The Iowa Flood Center at the University of Iowa has created a free, online tool where residents and city planners in 19 communities can see river levels and flooded areas—street to street, neighborhood to neighborhood—all in real time. The maps allow residents and city planners to view various flood scenarios to help prepare for flood emergencies and make informed decisions.
The tool is called the Iowa Flood Information System, or IFIS, and can be accessed at ifis.iowafloodcenter.org/ifis/main.
IFIS is currently in these communities:
Ames, Cedar Rapids, Charles City, Columbus Junction, Des Moines, Elkader, Hills, Humboldt, Independence, Iowa City, Kalona, Maquoketa, Mason City, Ottumwa, Rock Rapids, Rock Valley, Spencer, Waterloo, and Waverly.

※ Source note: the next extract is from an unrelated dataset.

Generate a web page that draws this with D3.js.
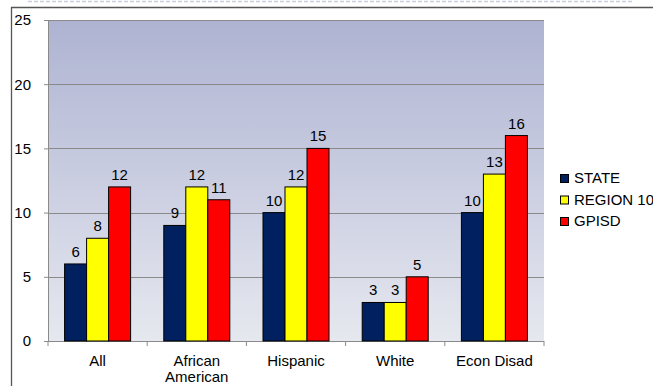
<!DOCTYPE html>
<html>
<head>
<meta charset="utf-8">
<script src="https://cdn.jsdelivr.net/npm/d3@7"></script>
<style>
body{margin:0;background:#fff}
text{font-family:"Liberation Sans",Arial,sans-serif}
</style>
</head>
<body>
<script>
const w=653
const h=386

const categories=["All","African American","Hispanic","White","Econ Disad"]
const seriesNames=["STATE","REGION 10","GPISD"]
const state=[6,9,10,3,10]
const region10=[8,12,12,3,13]
const gpisd=[12,11,15,5,16]
const yTicks=[0,5,10,15,20,25]
const colors=["#002060","#ffff00","#ff0000"]

const series=[state,region10,gpisd]

const plot={left:48,right:544,top:20,bottom:341}

const x=d3.scaleBand()
    .domain(categories)
    .range([plot.left,plot.right])

const xs=d3.scaleBand()
    .domain(seriesNames)
    .range([0,66])

const y=d3.scaleLinear()
    .domain([0,25])
    .range([plot.bottom,plot.top])

const svg=d3.create("svg")
    .attr("width",w)
    .attr("height",h)

// outer frame
svg.append("line")
    .attr("x1",28).attr("x2",633).attr("y1",1.5).attr("y2",1.5)
    .attr("stroke","#c8d0dc").attr("stroke-width",1.5).attr("stroke-dasharray","4,2")
svg.append("path")
    .attr("d",`M11.5,${h} V7.5 H${w}`)
    .attr("fill","none").attr("stroke","#555").attr("stroke-width",1.3)

// gradient plot background
const grad=svg.append("defs").append("linearGradient")
    .attr("id","bg").attr("x1",0).attr("x2",0).attr("y1",0).attr("y2",1)
grad.append("stop").attr("offset","0%").attr("stop-color","#aeb3d2")
grad.append("stop").attr("offset","100%").attr("stop-color","#e6e8ef")

svg.append("rect")
    .attr("x",plot.left).attr("y",plot.top)
    .attr("width",plot.right-plot.left).attr("height",plot.bottom-plot.top)
    .attr("fill","url(#bg)")

// gridlines
svg.append("g")
    .selectAll("line")
    .data(yTicks.slice(1))
    .enter()
    .append("line")
    .attr("x1",plot.left).attr("x2",plot.right)
    .attr("y1",d=>Math.round(y(d))+0.5).attr("y2",d=>Math.round(y(d))+0.5)
    .attr("stroke","#8a8a8a")

// y axis
const yAxis=svg.append("g")
    .attr("transform",`translate(${plot.left},0)`)
    .call(d3.axisLeft(y).tickValues(yTicks).tickSize(4).tickPadding(13))
yAxis.select(".domain").attr("stroke","#8a8a8a")
yAxis.selectAll(".tick line").attr("stroke","#8a8a8a")
yAxis.selectAll("text").attr("font-size",15).attr("fill","#000")

// x axis
const xAxis=svg.append("g")
    .attr("transform",`translate(0,${plot.bottom})`)
xAxis.append("line")
    .attr("x1",plot.left).attr("x2",plot.right).attr("y1",0.5).attr("y2",0.5)
    .attr("stroke","#8a8a8a")
xAxis.selectAll(".sep")
    .data(categories.concat(["end"]))
    .enter()
    .append("line")
    .attr("x1",(d,i)=>i<categories.length?x(d):plot.right)
    .attr("x2",(d,i)=>i<categories.length?x(d):plot.right)
    .attr("y1",0).attr("y2",5)
    .attr("stroke","#8a8a8a")
xAxis.selectAll(".lab")
    .data(categories)
    .enter()
    .append("text")
    .attr("x",d=>x(d)+x.bandwidth()/2)
    .attr("y",25)
    .attr("text-anchor","middle")
    .attr("font-size",15)
    .each(function(d){
        const parts=d==="African American"?["African","American"]:[d]
        d3.select(this).selectAll("tspan")
            .data(parts)
            .enter()
            .append("tspan")
            .attr("x",x(d)+x.bandwidth()/2)
            .attr("dy",(p,i)=>i?16:0)
            .text(p=>p)
    })

// bars
const groups=svg.append("g")
    .selectAll("g")
    .data(seriesNames)
    .enter()
    .append("g")

groups.each(function(s,si){
    const g=d3.select(this)
    g.selectAll("rect")
        .data(series[si])
        .enter()
        .append("rect")
        .attr("x",(d,i)=>x(categories[i])+(x.bandwidth()-66)/2+xs(s))
        .attr("y",d=>y(d))
        .attr("width",xs.bandwidth())
        .attr("height",d=>plot.bottom-y(d))
        .attr("fill",colors[si])
        .attr("stroke","#000")
        .attr("stroke-width",1)
    g.selectAll("text")
        .data(series[si])
        .enter()
        .append("text")
        .attr("x",(d,i)=>x(categories[i])+(x.bandwidth()-66)/2+xs(s)+xs.bandwidth()/2)
        .attr("y",d=>y(d)-7)
        .attr("text-anchor","middle")
        .attr("font-size",15)
        .text(d=>d)
})

// legend
const legend=svg.append("g")
    .selectAll("g")
    .data(seriesNames)
    .enter()
    .append("g")
    .attr("transform",(d,i)=>`translate(560,${173+i*21.5})`)
legend.append("rect")
    .attr("x",0.5).attr("y",1.5).attr("width",8).attr("height",8)
    .attr("fill",(d,i)=>colors[i]).attr("stroke","#000")
legend.append("text")
    .attr("x",14).attr("y",10)
    .attr("font-size",15)
    .text(d=>d)

d3.select("body")
    .append(()=>svg.node())
</script>
</body>
</html>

Simply click on a town and see how current river levels are affecting a neighborhood, street, or local park through these options:
- Select “flood map scenarios for Iowa.”
- Select a community and click “load flood maps.”
- View the effect of water-level rise from more rain by clicking on “river stage” (slide tab left or right).
The flooding is occurring, because Mother Nature doesn’t have her usual, natural ways to absorb the rains.
“The air, while unseasonably warm, is too cold to accommodate a lot of water evaporating from the ground,” says Witold Krajewski, Iowa Flood Center director. “The ground is saturated, and the plants are dormant and do not help transferring water to the atmosphere, so there’s just no place for water to go except to streams and rivers.”